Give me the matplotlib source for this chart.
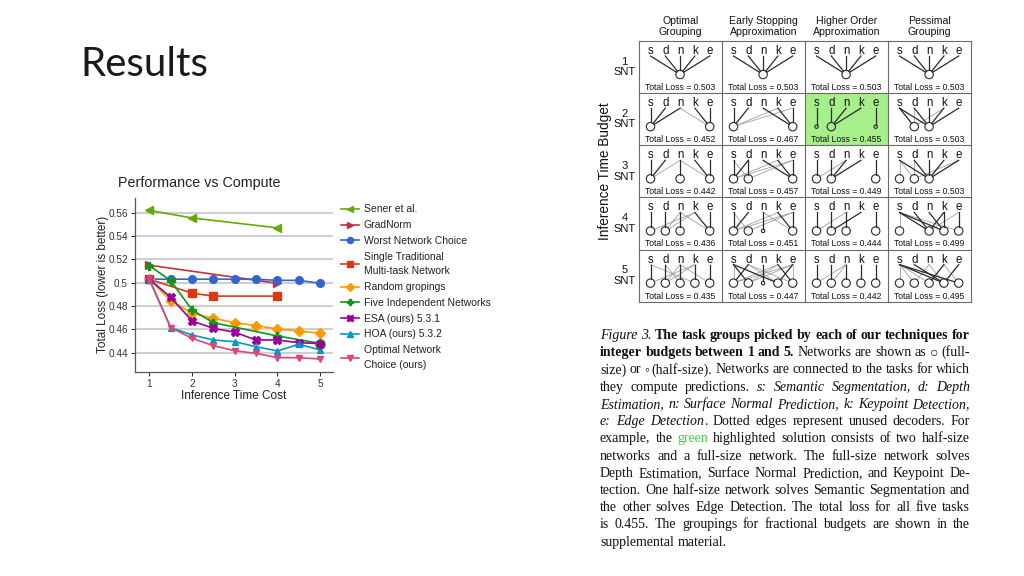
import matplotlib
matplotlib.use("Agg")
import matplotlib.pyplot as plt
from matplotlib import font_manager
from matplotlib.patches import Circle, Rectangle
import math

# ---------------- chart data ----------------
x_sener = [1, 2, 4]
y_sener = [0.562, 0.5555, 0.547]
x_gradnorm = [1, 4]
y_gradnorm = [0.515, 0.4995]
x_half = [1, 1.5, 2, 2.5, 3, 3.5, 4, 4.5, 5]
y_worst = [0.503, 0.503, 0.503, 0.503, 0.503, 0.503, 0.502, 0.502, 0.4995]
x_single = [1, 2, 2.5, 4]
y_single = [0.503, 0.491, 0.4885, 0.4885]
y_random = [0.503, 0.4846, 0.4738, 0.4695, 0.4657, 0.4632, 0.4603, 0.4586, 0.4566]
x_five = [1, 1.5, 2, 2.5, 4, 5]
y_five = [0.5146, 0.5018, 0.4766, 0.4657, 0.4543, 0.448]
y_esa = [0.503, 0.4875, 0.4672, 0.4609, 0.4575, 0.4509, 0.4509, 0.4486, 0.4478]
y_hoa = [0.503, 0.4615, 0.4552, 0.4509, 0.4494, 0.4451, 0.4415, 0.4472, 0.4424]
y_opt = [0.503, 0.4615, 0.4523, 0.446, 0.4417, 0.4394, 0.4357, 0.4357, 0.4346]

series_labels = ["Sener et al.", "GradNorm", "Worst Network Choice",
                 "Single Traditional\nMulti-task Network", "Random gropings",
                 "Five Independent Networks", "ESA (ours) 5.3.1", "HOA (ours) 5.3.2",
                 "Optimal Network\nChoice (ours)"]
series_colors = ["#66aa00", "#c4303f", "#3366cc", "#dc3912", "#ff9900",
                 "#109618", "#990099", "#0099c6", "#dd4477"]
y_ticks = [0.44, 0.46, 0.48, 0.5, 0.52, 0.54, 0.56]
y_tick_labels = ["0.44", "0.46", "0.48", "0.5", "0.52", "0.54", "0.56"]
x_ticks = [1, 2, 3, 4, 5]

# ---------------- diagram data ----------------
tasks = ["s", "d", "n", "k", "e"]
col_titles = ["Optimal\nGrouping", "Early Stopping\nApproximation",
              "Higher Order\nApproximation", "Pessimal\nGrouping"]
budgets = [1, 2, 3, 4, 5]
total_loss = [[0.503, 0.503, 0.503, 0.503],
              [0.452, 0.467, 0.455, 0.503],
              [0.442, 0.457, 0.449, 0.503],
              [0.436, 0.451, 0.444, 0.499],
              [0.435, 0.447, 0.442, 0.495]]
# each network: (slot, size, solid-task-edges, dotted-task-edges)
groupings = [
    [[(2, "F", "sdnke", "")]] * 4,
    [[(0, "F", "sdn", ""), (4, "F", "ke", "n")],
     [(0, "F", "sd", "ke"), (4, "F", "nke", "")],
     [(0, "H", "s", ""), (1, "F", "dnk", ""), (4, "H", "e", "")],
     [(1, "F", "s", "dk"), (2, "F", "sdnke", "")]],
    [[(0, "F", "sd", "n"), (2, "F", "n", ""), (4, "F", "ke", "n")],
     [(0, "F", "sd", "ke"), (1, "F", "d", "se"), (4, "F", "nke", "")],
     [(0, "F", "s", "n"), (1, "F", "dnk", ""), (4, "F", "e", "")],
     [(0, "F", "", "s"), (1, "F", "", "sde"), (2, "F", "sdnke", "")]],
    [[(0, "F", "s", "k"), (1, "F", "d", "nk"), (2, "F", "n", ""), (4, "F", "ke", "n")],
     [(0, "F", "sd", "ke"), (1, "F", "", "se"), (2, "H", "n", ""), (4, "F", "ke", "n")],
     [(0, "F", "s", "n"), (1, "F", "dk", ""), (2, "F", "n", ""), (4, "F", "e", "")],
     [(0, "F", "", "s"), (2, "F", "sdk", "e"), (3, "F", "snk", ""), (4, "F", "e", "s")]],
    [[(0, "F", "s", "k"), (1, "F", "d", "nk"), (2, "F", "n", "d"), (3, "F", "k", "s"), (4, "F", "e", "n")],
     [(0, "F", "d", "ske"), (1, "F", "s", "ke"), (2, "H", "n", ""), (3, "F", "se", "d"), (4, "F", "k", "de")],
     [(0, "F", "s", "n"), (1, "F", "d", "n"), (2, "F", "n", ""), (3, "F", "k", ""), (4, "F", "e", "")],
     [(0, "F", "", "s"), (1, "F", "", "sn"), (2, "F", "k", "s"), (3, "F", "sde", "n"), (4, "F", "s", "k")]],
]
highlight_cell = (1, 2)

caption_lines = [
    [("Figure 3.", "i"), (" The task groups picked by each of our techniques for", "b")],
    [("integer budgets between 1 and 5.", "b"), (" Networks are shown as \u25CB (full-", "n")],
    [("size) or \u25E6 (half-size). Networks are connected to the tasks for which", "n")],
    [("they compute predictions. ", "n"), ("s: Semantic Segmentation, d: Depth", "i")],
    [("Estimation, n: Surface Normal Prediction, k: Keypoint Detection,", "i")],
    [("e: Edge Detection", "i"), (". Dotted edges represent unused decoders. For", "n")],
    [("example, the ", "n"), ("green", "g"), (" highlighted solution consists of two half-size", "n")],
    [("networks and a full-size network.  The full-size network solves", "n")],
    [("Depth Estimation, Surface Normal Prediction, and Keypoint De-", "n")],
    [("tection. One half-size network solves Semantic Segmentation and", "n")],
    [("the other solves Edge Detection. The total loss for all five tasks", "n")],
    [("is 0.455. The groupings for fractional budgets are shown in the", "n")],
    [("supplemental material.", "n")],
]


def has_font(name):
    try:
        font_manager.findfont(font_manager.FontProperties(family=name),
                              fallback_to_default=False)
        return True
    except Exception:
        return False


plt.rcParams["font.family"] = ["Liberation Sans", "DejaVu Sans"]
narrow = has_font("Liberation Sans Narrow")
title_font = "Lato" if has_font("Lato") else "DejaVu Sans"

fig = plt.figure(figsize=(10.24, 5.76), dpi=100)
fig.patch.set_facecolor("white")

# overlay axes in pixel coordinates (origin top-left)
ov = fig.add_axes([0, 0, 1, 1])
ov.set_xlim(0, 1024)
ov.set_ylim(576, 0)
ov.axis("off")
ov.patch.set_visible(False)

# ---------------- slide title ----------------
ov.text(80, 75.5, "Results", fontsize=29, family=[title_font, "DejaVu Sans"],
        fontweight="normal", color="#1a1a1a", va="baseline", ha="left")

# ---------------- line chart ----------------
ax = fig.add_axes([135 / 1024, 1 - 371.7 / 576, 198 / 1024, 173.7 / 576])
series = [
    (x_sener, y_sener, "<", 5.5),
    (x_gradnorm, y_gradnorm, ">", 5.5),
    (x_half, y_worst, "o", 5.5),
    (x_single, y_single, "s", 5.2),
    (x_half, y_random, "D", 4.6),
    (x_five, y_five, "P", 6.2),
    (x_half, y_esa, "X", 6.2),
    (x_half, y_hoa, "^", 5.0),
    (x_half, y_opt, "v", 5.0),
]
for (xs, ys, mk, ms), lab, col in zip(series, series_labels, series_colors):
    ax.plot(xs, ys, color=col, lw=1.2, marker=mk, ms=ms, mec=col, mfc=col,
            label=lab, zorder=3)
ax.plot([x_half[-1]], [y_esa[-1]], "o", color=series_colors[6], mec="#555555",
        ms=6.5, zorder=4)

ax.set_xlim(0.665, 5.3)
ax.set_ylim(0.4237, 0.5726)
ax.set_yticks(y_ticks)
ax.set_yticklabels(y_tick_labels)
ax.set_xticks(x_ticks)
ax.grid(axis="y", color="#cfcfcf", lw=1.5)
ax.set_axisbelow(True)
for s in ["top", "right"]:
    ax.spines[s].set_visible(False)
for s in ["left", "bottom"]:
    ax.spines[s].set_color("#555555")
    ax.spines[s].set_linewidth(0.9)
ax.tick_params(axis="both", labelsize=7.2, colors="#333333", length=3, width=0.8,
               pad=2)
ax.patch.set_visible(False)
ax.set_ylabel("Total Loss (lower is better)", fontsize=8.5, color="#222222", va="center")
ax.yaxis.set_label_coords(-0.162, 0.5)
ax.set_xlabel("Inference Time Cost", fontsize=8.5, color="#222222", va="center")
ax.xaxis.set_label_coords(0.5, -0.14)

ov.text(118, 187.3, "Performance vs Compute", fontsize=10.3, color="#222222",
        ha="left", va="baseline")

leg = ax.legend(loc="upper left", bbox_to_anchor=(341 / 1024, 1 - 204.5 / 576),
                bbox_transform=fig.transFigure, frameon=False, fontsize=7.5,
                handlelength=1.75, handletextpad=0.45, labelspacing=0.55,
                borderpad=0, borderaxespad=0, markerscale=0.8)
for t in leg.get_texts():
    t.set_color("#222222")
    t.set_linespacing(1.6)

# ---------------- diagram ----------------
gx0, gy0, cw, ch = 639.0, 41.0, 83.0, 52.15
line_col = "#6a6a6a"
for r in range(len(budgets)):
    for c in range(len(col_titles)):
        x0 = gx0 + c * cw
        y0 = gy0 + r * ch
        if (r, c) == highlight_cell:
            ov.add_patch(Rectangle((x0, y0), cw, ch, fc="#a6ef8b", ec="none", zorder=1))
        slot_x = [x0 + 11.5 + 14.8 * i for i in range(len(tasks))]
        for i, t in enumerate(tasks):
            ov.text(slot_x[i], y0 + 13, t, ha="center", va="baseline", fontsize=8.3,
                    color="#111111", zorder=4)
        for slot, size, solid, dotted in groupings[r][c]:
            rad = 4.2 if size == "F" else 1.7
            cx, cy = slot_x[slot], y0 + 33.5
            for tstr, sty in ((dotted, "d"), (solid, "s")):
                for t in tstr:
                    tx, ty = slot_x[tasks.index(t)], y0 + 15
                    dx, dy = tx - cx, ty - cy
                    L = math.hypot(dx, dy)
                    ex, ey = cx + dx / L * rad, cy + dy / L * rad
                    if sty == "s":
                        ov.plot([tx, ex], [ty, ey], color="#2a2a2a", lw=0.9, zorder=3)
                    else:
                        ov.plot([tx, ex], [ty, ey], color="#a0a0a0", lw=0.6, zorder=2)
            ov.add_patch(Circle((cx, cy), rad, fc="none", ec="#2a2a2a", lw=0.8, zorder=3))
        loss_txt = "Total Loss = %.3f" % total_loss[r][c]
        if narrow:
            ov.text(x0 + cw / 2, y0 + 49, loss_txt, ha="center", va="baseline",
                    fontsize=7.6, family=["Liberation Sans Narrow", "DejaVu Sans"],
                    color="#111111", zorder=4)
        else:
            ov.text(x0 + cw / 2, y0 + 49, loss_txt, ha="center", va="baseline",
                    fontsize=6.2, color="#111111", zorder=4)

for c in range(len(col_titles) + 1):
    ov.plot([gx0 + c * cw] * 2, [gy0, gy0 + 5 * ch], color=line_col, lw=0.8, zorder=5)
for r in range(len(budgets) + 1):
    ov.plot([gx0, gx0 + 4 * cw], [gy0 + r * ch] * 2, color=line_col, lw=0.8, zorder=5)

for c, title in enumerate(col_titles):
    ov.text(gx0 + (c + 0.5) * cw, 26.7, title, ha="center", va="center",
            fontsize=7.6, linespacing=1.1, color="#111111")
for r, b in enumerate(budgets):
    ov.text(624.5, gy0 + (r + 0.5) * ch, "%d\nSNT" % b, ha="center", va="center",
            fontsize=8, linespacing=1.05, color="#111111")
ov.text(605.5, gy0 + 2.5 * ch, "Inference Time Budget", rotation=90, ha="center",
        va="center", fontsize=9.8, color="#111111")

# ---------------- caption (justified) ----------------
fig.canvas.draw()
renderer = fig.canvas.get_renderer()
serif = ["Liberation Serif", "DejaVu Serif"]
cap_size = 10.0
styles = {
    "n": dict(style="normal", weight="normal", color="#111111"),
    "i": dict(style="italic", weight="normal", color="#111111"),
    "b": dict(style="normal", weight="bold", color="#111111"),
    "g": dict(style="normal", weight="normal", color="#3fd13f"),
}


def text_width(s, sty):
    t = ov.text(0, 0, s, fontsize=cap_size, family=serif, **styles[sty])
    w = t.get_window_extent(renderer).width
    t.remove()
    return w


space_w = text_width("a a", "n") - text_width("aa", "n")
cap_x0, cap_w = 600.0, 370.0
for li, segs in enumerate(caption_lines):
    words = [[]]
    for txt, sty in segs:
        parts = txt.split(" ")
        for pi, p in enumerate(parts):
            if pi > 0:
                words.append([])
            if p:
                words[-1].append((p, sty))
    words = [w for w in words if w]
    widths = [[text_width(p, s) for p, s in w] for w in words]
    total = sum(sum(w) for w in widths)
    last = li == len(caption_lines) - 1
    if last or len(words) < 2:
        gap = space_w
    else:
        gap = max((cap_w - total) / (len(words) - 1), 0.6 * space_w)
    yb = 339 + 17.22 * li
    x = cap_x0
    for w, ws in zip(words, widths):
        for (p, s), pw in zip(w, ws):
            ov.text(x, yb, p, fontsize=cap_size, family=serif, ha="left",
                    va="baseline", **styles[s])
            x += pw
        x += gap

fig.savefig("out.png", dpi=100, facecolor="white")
::::::::
**To be done**.
Begin at the first line of the data above and repeat each line exactly, stopping after the line containing "import math". Omit the pictures.

**Expected answer**.
Give me the matplotlib source for this chart.
import matplotlib
matplotlib.use("Agg")
import matplotlib.pyplot as plt
from matplotlib import font_manager
from matplotlib.patches import Circle, Rectangle
import math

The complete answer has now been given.